## Recorded data
=-=-=

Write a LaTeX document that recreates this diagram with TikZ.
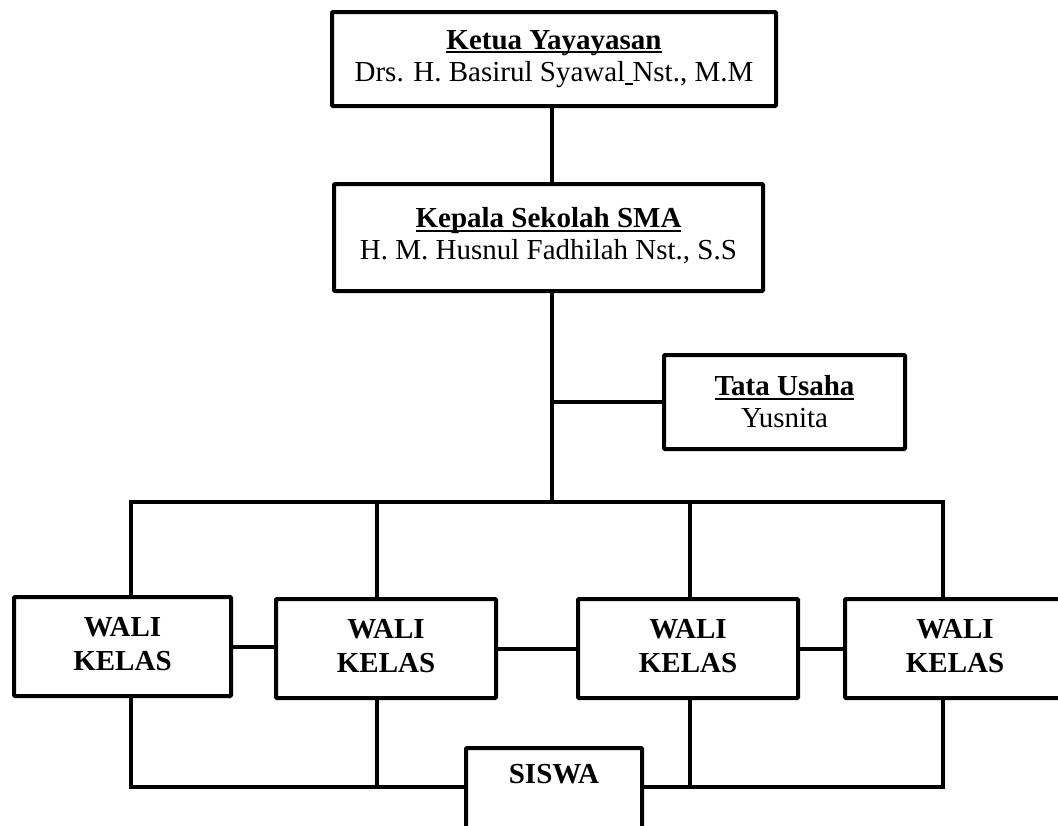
\documentclass[tikz,border=0pt]{standalone}
\usepackage{fontspec}
\setmainfont{Liberation Serif}
\newcommand\myul[1]{\setbox0\hbox{#1}\rlap{\rule[-4pt]{\wd0}{2pt}}\box0}
\begin{document}
\begin{tikzpicture}[x=1pt,y=-1pt,
  base/.style={draw, line width=4pt, rounded corners=1pt, fill=white, inner sep=0pt},
  box/.style={base, align=center, font=\fontsize{29}{32}\selectfont},
  wali/.style={base, align=center, font=\bfseries\fontsize{29}{34}\selectfont, minimum width=220, minimum height=99},
  link/.style={line width=4pt, line join=miter}]
\useasboundingbox (0,0) rectangle (1058,825);
\clip (0,0) rectangle (1058,825);

\node[box, minimum width=444, minimum height=94] (ketua) at (554,59)
  {\myul{\bfseries Ketua Yayayasan}\\Drs. H. Basirul Syawal\myul{\ }Nst., M.M};
\node[box, minimum width=429, minimum height=107] (kepsek) at (548.5,237.5)
  {\myul{\bfseries Kepala Sekolah SMA}\\H. M. Husnul Fadhilah Nst., S.S\\[-24pt]\mbox{}};
\node[box, minimum width=241, minimum height=94] (tata) at (784.5,402)
  {\myul{\bfseries Tata Usaha}\\Yusnita};

\node[wali, minimum width=217] (w1) at (122.5,646.5) {WALI\\KELAS\\[-28pt]\mbox{}};
\node[wali] (w2) at (386,648.5) {WALI\\KELAS\\[-28pt]\mbox{}};
\node[wali] (w3) at (688,648.5) {WALI\\KELAS\\[-28pt]\mbox{}};
\node[wali] (w4) at (955,648.5) {WALI\\KELAS\\[-28pt]\mbox{}};

\node[base, anchor=north, minimum width=176, inner ysep=8pt, text height=27pt, text depth=100pt,
  font=\bfseries\fontsize{29}{32}\selectfont] (siswa) at (554,746) {SISWA};

\coordinate (bm) at (552,502);
\coordinate (b1) at (131,502);
\coordinate (b2) at (377,502);
\coordinate (b3) at (690,502);
\coordinate (b4) at (943,502);
\coordinate (s1) at (131,787);
\coordinate (s4) at (943,787);

\draw[link] (ketua.south -| bm) -- (kepsek.north -| bm);
\draw[link] (kepsek.south -| bm) -- (bm);
\draw[link] (tata.west -| bm) -- (tata.west);
\draw[link] (w1.north -| b1) -- (b1) -- (b4) -- (w4.north -| b4);
\draw[link] (b2) -- (w2.north -| b2);
\draw[link] (b3) -- (w3.north -| b3);

\draw[link] (w1.east) -- (w1.east -| w2.west);
\draw[link] (w2.east) -- (w3.west);
\draw[link] (w3.east) -- (w4.west);

\draw[link] (w1.south -| s1) -- (s1) -- (s1 -| siswa.west);
\draw[link] (w2.south -| b2) -- (s1 -| b2);
\draw[link] (s4 -| siswa.east) -- (s4) -- (w4.south -| s4);
\draw[link] (w3.south -| b3) -- (s4 -| b3);
\end{tikzpicture}
\end{document}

=-=-=

## Requirements
Write down every line from the opening of the listing to the line with "(siswa) at (554,746)", both included, and nothing else; the pictures are omitted.

## Answer to the exercise
Write a LaTeX document that recreates this diagram with TikZ.
\documentclass[tikz,border=0pt]{standalone}
\usepackage{fontspec}
\setmainfont{Liberation Serif}
\newcommand\myul[1]{\setbox0\hbox{#1}\rlap{\rule[-4pt]{\wd0}{2pt}}\box0}
\begin{document}
\begin{tikzpicture}[x=1pt,y=-1pt,
  base/.style={draw, line width=4pt, rounded corners=1pt, fill=white, inner sep=0pt},
  box/.style={base, align=center, font=\fontsize{29}{32}\selectfont},
  wali/.style={base, align=center, font=\bfseries\fontsize{29}{34}\selectfont, minimum width=220, minimum height=99},
  link/.style={line width=4pt, line join=miter}]
\useasboundingbox (0,0) rectangle (1058,825);
\clip (0,0) rectangle (1058,825);

\node[box, minimum width=444, minimum height=94] (ketua) at (554,59)
  {\myul{\bfseries Ketua Yayayasan}\\Drs. H. Basirul Syawal\myul{\ }Nst., M.M};
\node[box, minimum width=429, minimum height=107] (kepsek) at (548.5,237.5)
  {\myul{\bfseries Kepala Sekolah SMA}\\H. M. Husnul Fadhilah Nst., S.S\\[-24pt]\mbox{}};
\node[box, minimum width=241, minimum height=94] (tata) at (784.5,402)
  {\myul{\bfseries Tata Usaha}\\Yusnita};

\node[wali, minimum width=217] (w1) at (122.5,646.5) {WALI\\KELAS\\[-28pt]\mbox{}};
\node[wali] (w2) at (386,648.5) {WALI\\KELAS\\[-28pt]\mbox{}};
\node[wali] (w3) at (688,648.5) {WALI\\KELAS\\[-28pt]\mbox{}};
\node[wali] (w4) at (955,648.5) {WALI\\KELAS\\[-28pt]\mbox{}};

\node[base, anchor=north, minimum width=176, inner ysep=8pt, text height=27pt, text depth=100pt,
  font=\bfseries\fontsize{29}{32}\selectfont] (siswa) at (554,746) {SISWA};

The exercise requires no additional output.